When it was being transported to its new home on Saturday the electric locomotive – which is included on the country’s list of valuable cultural historical artefacts – was pulled by a special train at reduced speed.
It had previously been held at the Techmania Science Centre in Plzeň and was last week moved to the West Bohemian city’s Czech Railways depot to be inspected and readied for the journey.
A spokesperson for National Technical Museum, Jan Duda, said that the engine was the largest and heaviest machine of its kind ever created for rail service on the territory of today’s Czech Republic.
Mr. Duda said that the S699.001 locomotive that was now being purchased for the National Technical Museum was another in a series of successful acquisitions by the institution.
This year the NTM has enriched its collections with dozens of rolling stock, unique vehicles that reflected the railway network’s history and present in this part of the world, he told the Czech News Agency.
The “Great Laminate” will find a new home in the Chomutov railway depository in the north of the country, where it will be exhibited to visitors in the coming years during seasonal opening.
However it will then move to a more prominent location: After the completion of a permanent exposition of the NTM’s Museum of Railway and Electrical Engineering at Prague’s Masaryk Station it will be displayed there.
In addition, the one-of-a-kind engine may also travel occasionally to be displayed on a temporary basis in other parts of the country, Mr.
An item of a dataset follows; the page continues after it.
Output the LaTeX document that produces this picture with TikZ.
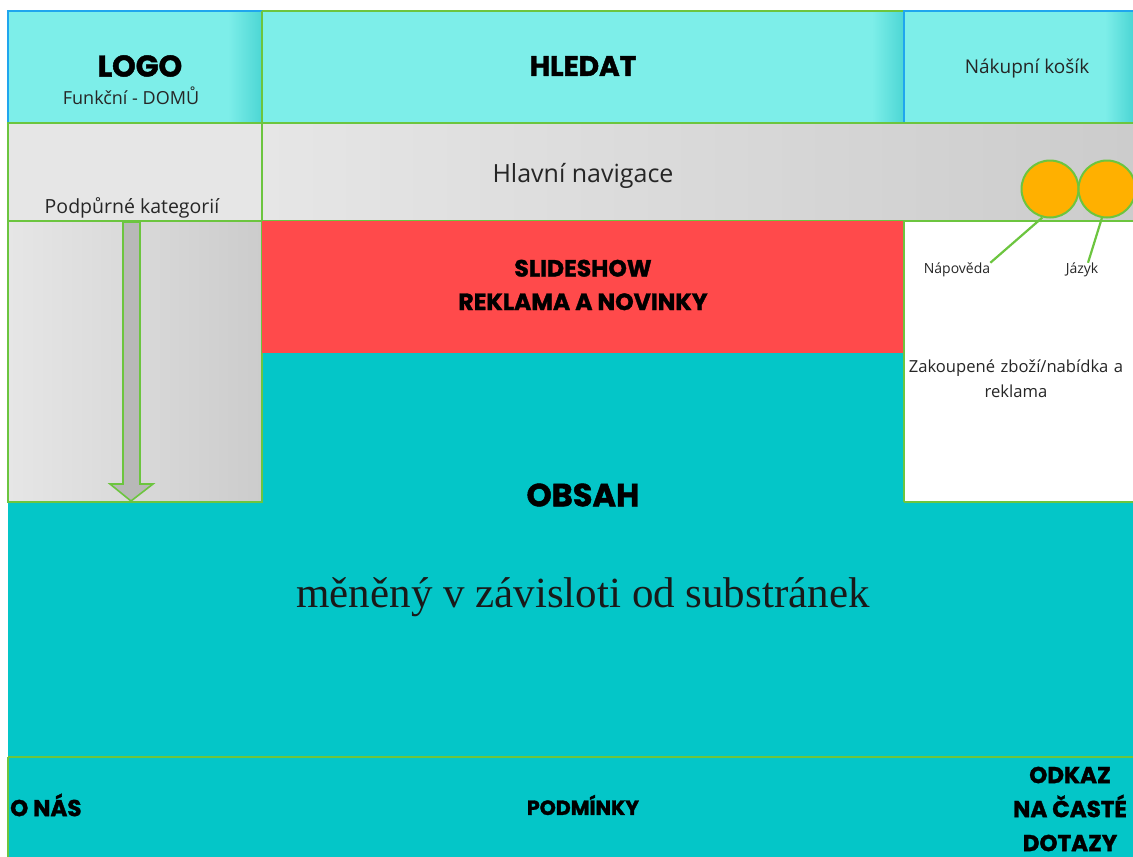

Duda said.
The NTM spokesperson described the S699.001 as a pioneer from the period when alternating electric traction, which soon dominated the entire country, was first developed on Czechoslovakia’s rail network.
It is also extremely valuable due to is iconic design by Otakar Diblík, who made use of a new and largely untested material, laminated glass, and in so doing literally made the locomotive a work of art, Mr. Duda said.